Group differences were not explained by differences in IQ or socioeconomic status. (A) Although incrementalists had suggestively lower IQs than strategists or conservatives, this was not quite significant (P = 0.07, one-way ANOVA). However, both conservative and strategist IQs were significantly higher than average, whereas incrementalist IQs were not (11 incrementalists, 9 conservatives, and 10 strategists came back to take the IQ test); there was no significant difference between strategist and conservative IQs. (B) We also assessed socioeconomic status on 65 subjects using income, occupation, and education level and found there were no significant differences among the three groups according to one-way ANOVA. (C) Subject earnings by behavioral type: incrementalists had significantly lower final payments for the experiment (P = 0.02, one-way ANOVA); there was no significant difference in means between conservative and strategist earnings.

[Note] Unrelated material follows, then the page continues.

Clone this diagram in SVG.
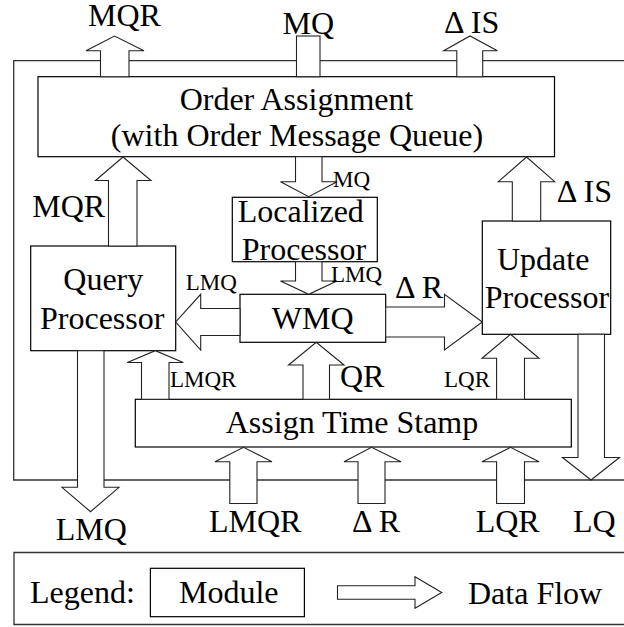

Colored sections of the box-plots indicate the interquartile interval of the data, and whiskers show the total data extent excepting outliers, which are shown as red crosses. The black lines indicate the median data, and the notched section of the box gives a 95% confidence interval for the median.
Fig. 4.
Fig. 4.
Strategists differentially activate rDLPFC and left BA10. (A) Between-group analysis: strategist activation over the entire trial vs. other groups. Left: Left BA10. Peak voxel at (−32, 48, 20), k = 14, t = 4.72, P = 0.049 at peak voxel (corrected for familywise error over gray matter). Right: Time courses in BA10 by group. (B) Between-group analysis: incrementalist activation over the entire trial vs. other groups. Left: rDLPFC. Peak voxel at (36, 28, 36), k = 27, t = 4.62 at peak voxel, cluster-level P = 0.044 (corrected). Right: Time courses in rDLPFC by group. For both regions clusters are shown at P < 0.001, uncorrected. Cluster extents and cluster-level Ps are reported at this threshold as well. Full statistics are reported in SI Methods. For time courses, all data are normalized to trial onset, dotted black line indicates average decision time, and asterisks indicate significance of the one-way ANOVA on activation at peristimilus time at the P < 0.01 level.
Fig. 5.
Fig. 5.
Value modulates rTPJ activation only in the strategists. Between-group analysis: interaction of activation at trial onset with value, incrementalists vs. other groups. Left: rTPJ. Peak voxel at (52, −48, 20), k = 10, t = 5.41, P = 0.004 at peak voxel (corrected for familywise error over gray matter). Full statistics are reported in SI Methods. Right: Time courses in rTPJ by group.